Anna never imagined that she would go on to university, let alone become a Professor. In fact, she describes herself as a “just about average” student at school and, due to health issues in her teenage years, she says that she “scraped through with two A-levels.” It was thanks to the encouragement of her family that she thought she might as well apply to university.
I never thought about going to uni but I was encouraged to apply and then I got in. I never planned anything, it just sort of happened. Looking back, family were key, I didn’t realise that at the time.
Anna then went on to study Psychology and Physical Education and remembers struggling with the fact that her peers were all much more serious athletes than she was. However, this apparent disadvantage in fact sowed the seeds of Anna’s lifelong research interests. At the sports centre where many PE students worked, she recalls taking a keen interest in the children’s activity club:
Whereas all my colleagues were interested in training up elite performers, I got interested in the kids who just couldn’t catch a ball at all.

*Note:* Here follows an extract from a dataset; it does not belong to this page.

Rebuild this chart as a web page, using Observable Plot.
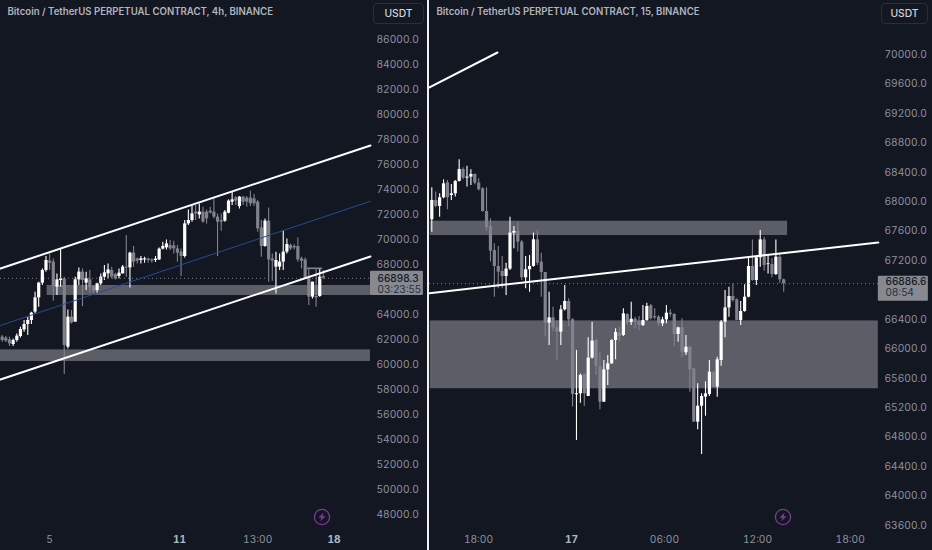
<!DOCTYPE html>
<html><head><meta charset="utf-8">
<script src="https://cdn.jsdelivr.net/npm/d3@7"></script>
<script src="https://cdn.jsdelivr.net/npm/@observablehq/plot@0.6"></script>
<style>
html,body{margin:0;padding:0;background:#131722;width:932px;height:550px;overflow:hidden;font-family:Inter,sans-serif}
#left,#right{position:absolute;top:0}
#left{left:0}#right{left:429px}
#div{position:absolute;left:427px;top:0;width:2px;height:550px;background:#f0f1f3}
.btn{position:absolute;top:3px;height:21px;box-sizing:border-box;border:1px solid #2a2e39;border-radius:4px;color:#d1d4dc;font:500 10.3px Inter,sans-serif;line-height:19px;text-align:center}
.bolt{position:absolute;top:508px;width:18px;height:18px}
svg{overflow:visible}
</style></head><body>
<div id="left"></div><div id="div"></div><div id="right"></div>
<div class="btn" style="left:373px;width:51px">USDT</div>
<div class="btn" style="left:881px;width:47px">USDT</div>
<svg class="bolt" style="left:313px" viewBox="0 0 18 18"><circle cx="9" cy="9" r="7.6" fill="none" stroke="#7a3a96" stroke-width="1.3"/><path d="M10.6 4.6 L5.4 9.8 H8.4 L7.2 13.4 L12.6 8.2 H9.6 Z" fill="#7a3a96"/></svg>
<svg class="bolt" style="left:774px" viewBox="0 0 18 18"><circle cx="9" cy="9" r="7.6" fill="none" stroke="#7a3a96" stroke-width="1.3"/><path d="M10.6 4.6 L5.4 9.8 H8.4 L7.2 13.4 L12.6 8.2 H9.6 Z" fill="#7a3a96"/></svg>
<script>
// ---- 4h panel ----
const leftTitle = "Bitcoin / TetherUS PERPETUAL CONTRACT, 4h, BINANCE";
const leftOpen = [62190,62110,61970,61600,61920,62240,62770,63200,63520,64190,65330,66510,67520,68270,68190,66190,66720,66850,61390,63790,63390,66770,67390,66510,66770,66190,65920,66450,66990,67250,67520,67200,67040,67250,67790,67730,68910,68450,68320,68370,68430,68370,68320,68370,69230,69330,69520,69490,69250,68990,68640,71250,71520,72190,71970,72190,72190,72270,72190,71790,71520,71470,72110,72990,73330,72640,73390,73310,73310,73250,72990,70930,69440,71470,68450,67790,67790,68190,68990,69520,69440,69440,68450,68370,66850,65390,65440,65440,67040];
const leftClose = [61920,61870,61650,61920,62270,62800,63200,63520,64110,65330,66510,67520,68320,68110,66240,66770,66850,61520,63790,63330,66770,67390,66720,66850,66130,65870,66450,66990,67330,67570,66990,66850,67310,67790,67730,68910,68190,68270,68450,68450,68320,68270,68430,69230,69440,69650,69250,69250,68910,68640,71250,71520,72050,72050,72190,71390,71650,72110,71790,71390,71390,72190,73070,73170,73070,73390,72990,72990,72850,72850,70850,69440,71470,68370,68270,68320,68190,68990,69600,69250,69330,68370,68270,66850,65390,66590,65330,66990,66900];
const leftHigh = [62320,62240,62190,62050,62450,62990,63520,63790,64190,65790,66590,67650,68640,68850,68450,67250,69250,66990,64370,64320,66990,67730,67650,67390,67520,66320,66510,67250,67920,68050,67790,67310,67650,67920,70320,68990,69440,68530,68640,68590,68530,68450,68640,69330,69790,69970,69920,69870,69520,69250,71520,72370,72720,72720,72850,72590,72370,72590,73250,72050,72050,72320,73170,73790,73440,73440,73440,73440,73870,73600,73120,71520,71650,72530,68850,68990,68850,70720,70050,69650,69600,70130,68590,68530,67650,66590,67650,67650,67520];
const leftLow = [61790,61760,61440,61440,61790,62130,62590,62320,63200,64050,64590,66320,67390,67520,65070,65520,66190,59200,61250,63250,63390,66320,64640,65920,65710,65650,65650,66320,66720,66850,66850,66770,66850,67250,66990,66130,67790,68050,68050,68110,68110,68110,68160,68320,69170,69170,69120,68850,68190,67040,68530,71120,71390,71520,71650,71310,71250,72050,71650,68640,70670,71390,72050,72720,72720,72450,72720,72590,72640,72640,70590,68590,69390,66590,66670,65650,67520,67520,68850,69120,69170,68190,67650,66850,64720,65250,64590,65390,66830];
const leftYTicks = d3.range(48000, 86001, 2000).filter(v => v !== 66000);
const leftXTicks = [13, 70];
const leftXTickLabels = ["5", "13:00"];
const leftXDays = [48.6, 90.9];
const leftXDayLabels = ["11", "18"];
const leftBands = [[12.3,100.9,66320,65520],[-0.47,100.9,61170,60240]];
const leftLedge = [[83.6,87.8,67720,67590]];
const leftLines = [
  {name:"top",   x:[-0.47,100.9], y:[67680,77520], c:"#ffffff", w:2},
  {name:"low",   x:[-0.47,100.9], y:[58800,68640], c:"#ffffff", w:2},
  {name:"mid",   x:[-0.47,100.9], y:[63120,73060], c:"#2a4a94", w:1}
];
const leftLast = 66898.3, leftCountdown = "03:23:55";
const leftLastBox = [100.9,115.4,67464,65520];

// ---- 15m panel ----
const rightTitle = "Bitcoin / TetherUS PERPETUAL CONTRACT, 15, BINANCE";
const rightOpen = [67754,68017,67935,68053,68257,68084,68107,68275,68438,68320,68334,68370,68252,68175,67867,67663,67337,67120,67052,66984,67084,67573,67596,67450,66966,67075,67120,67482,67179,67038,66350,66422,66287,66228,66531,66644,66395,65376,65389,65652,65353,65874,66114,65760,65276,65715,65797,66114,66213,66182,66467,66358,66403,66376,66317,66385,66585,66440,66430,66340,66394,66485,66467,66195,66286,65946,66023,65729,65004,65221,65344,65380,65683,65480,65842,66363,66557,66711,66666,66385,66508,66702,67119,66929,67237,67481,67145,67146,67010,67246,66938];
const rightClose = [68017,67935,68053,68243,68053,68107,68275,68438,68320,68334,68370,68252,68162,67867,67645,67328,67120,67043,66984,67084,67573,67596,67450,66966,67075,67120,67482,67165,67038,66350,66422,66287,66228,66531,66644,66395,65381,65390,65638,65389,65874,66105,65760,65276,65715,65797,66114,66222,66168,66476,66349,66403,66363,66317,66385,66576,66408,66422,66340,66394,66485,66467,66195,66286,65955,66023,65715,65004,65221,65353,65389,65683,65480,65851,66363,66557,66711,66657,66385,66508,66702,67119,66929,67237,67481,67133,67155,67010,67246,66938,66886.6];
const rightHigh = [68189,68130,68107,68297,68288,68234,68288,68569,68460,68483,68433,68379,68311,68189,68189,67768,67428,67392,67256,67165,67790,67663,67722,67473,67256,67269,67573,67609,67301,67038,66771,66567,66386,66590,66862,66681,66409,65979,65660,65660,66150,66363,66123,65955,65842,65910,66123,66272,66295,66544,66476,66634,66430,66440,66589,66621,66603,66544,66453,66430,66589,66530,66476,66295,66408,66181,66032,65729,65525,65389,65552,65842,65683,65887,66385,66793,66838,66883,66680,66643,66870,67246,67481,67255,67608,67518,67268,67223,67481,67291,66951];
const rightLow = [67586,67917,67790,68039,67890,68017,68062,68266,68297,68198,68220,68230,68144,67858,67600,67179,66703,66816,66816,66726,67066,67360,67315,66930,66816,66771,67111,67134,66703,66160,66047,66228,65843,66047,66513,66296,65209,64756,65262,65217,65353,65864,65638,65172,65270,65502,65788,65851,66091,66168,66317,66317,66272,66250,66304,66376,66394,66394,66304,66304,66340,66430,66032,66091,65878,65910,65412,65004,64900,64565,65085,65353,65480,65344,65765,66150,66430,66634,66385,66317,66499,66693,66920,66861,67110,67056,67019,66965,66996,66893,66770];
const rightYTicks = d3.range(63600, 70001, 400).filter(v => v !== 66800);
const rightXTicks = [11.94, 59.5, 83.3, 107];
const rightXTickLabels = ["18:00", "06:00", "12:00", "18:00"];
const rightXDays = [35.73];
const rightXDayLabels = ["17"];
const rightBands = [[-0.4,91,67735,67540],[-0.4,114.2,66380,65458]];
const rightLines = [
  {name:"a", x:[-0.6,114.2], y:[66757,67447], c:"#ffffff", w:2},
  {name:"b", x:[-0.6,16.8],  y:[69552,70027], c:"#ffffff", w:2}
];
const rightLast = 66886.6, rightCountdown = "08:54";
const rightLastBox = [114.2,127,66988,66648];

const UP="#ffffff", DOWN="#80838d", BAND="#5b5d67", AXIS="#8f929b", HEAD="#b2b5be";
const AF="Inter, sans-serif", AS=10.2;

function panel(o){
  const idx = d3.range(o.open.length);
  const isUp = i => o.close[i] >= o.open[i];
  const marks = [];
  marks.push(Plot.rect(o.bands,{x1:d=>d[0],x2:d=>d[1],y1:d=>d[2],y2:d=>d[3],fill:BAND}));
  for (const [f,col] of [[i=>!isUp(i),DOWN],[isUp,UP]]) {
    const s = idx.filter(f);
    marks.push(Plot.ruleX(s,{x:i=>i,y1:i=>o.low[i],y2:i=>o.high[i],stroke:col,strokeWidth:1.1}));
    marks.push(Plot.ruleX(s,{x:i=>i,y1:i=>o.open[i],y2:i=>o.close[i],stroke:col,strokeWidth:3.2,strokeLinecap:"butt"}));
  }
  if (o.ledge) marks.push(Plot.rect(o.ledge,{x1:d=>d[0],x2:d=>d[1],y1:d=>d[2],y2:d=>d[3],fill:DOWN}));
  marks.push(Plot.ruleY([o.last],{stroke:"#7c7f89",strokeWidth:1,strokeDasharray:"1,3"}));
  for (const l of o.lines) {
    marks.push(Plot.line(l.x.map((x,i)=>[x,l.y[i]]),{x:d=>d[0],y:d=>d[1],stroke:l.c,strokeWidth:l.w}));
  }
  marks.push(Plot.axisY({anchor:"right",ticks:o.yTicks,tickFormat:d=>d.toFixed(1),tickSize:0,tickPadding:o.axPad,label:null,fill:AXIS,fontSize:AS,fontFamily:AF}));
  marks.push(Plot.axisX({anchor:"bottom",ticks:o.xTicks,tickFormat:d=>o.xLabels[o.xTicks.indexOf(d)],tickSize:0,tickPadding:7,label:null,fill:AXIS,fontSize:AS,fontFamily:AF}));
  marks.push(Plot.axisX({anchor:"bottom",ticks:o.xDays,tickFormat:d=>o.dayLabels[o.xDays.indexOf(d)],tickSize:0,tickPadding:7,label:null,fill:HEAD,fontWeight:700,fontSize:AS,fontFamily:AF}));
  marks.push(Plot.rect([o.box],{x1:d=>d[0],x2:d=>d[1],y1:d=>d[2],y2:d=>d[3],fill:"#878991",rx:1}));
  marks.push(Plot.text([o.last],{y:d=>d,dy:o.dyA,frameAnchor:"right",textAnchor:"start",dx:o.axPad+1,text:d=>d.toFixed(1),fill:"#171a24",fontSize:AS,fontWeight:500,fontFamily:AF}));
  marks.push(Plot.text([o.count],{y:()=>o.last,dy:o.dyB,frameAnchor:"right",textAnchor:"start",dx:o.axPad+1,text:d=>d,fill:"#2a2d38",fontSize:AS,fontFamily:AF}));
  marks.push(Plot.text([o.title],{frameAnchor:"top-left",dx:o.titleX,dy:8,text:d=>d,fill:HEAD,fontSize:9.65,fontWeight:600,fontFamily:AF,textAnchor:"start"}));
  return Plot.plot({
    width:o.width,height:550,marginTop:0,marginBottom:22,marginLeft:0,marginRight:o.marginRight,
    style:{background:"transparent",overflow:"visible"},
    x:{type:"linear",domain:o.xDomain,range:o.xRange},
    y:{type:"linear",domain:o.yDomain,range:o.yRange},
    marks
  });
}

document.getElementById("left").append(panel({
  title:leftTitle,titleX:7,open:leftOpen,close:leftClose,high:leftHigh,low:leftLow,
  bands:leftBands,ledge:leftLedge,lines:leftLines,last:leftLast,count:leftCountdown,box:leftLastBox,dyA:0,dyB:11,
  yTicks:leftYTicks,xTicks:leftXTicks,xLabels:leftXTickLabels,xDays:leftXDays,dayLabels:leftXDayLabels,
  width:427,marginRight:57,axPad:6,
  xDomain:[0,100],xRange:[1.7,366.7],yDomain:[86000,48000],yRange:[39,514]
}));
document.getElementById("right").append(panel({
  title:rightTitle,titleX:7,open:rightOpen,close:rightClose,high:rightHigh,low:rightLow,
  bands:rightBands,lines:rightLines,last:rightLast,count:rightCountdown,box:rightLastBox,dyA:-1.5,dyB:9.5,
  yTicks:rightYTicks,xTicks:rightXTicks,xLabels:rightXTickLabels,xDays:rightXDays,dayLabels:rightXDayLabels,
  width:503,marginRight:54,axPad:6,
  xDomain:[0,100],xRange:[2.3,393.3],yDomain:[70000,63600],yRange:[54,525]
}));
</script></body></html>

However, she didn’t know where this spark would take her. After spending a year working in a big psychiatric hospital, when she was about to embark on a clinical psychology course, Anna saw an advert in the Guardian for a PhD at the Institute of Education, University College London which would allow her to research her passion: children with movement difficulties. She successfully applied for the place and this was to be the beginning of an illustrious research career in the field.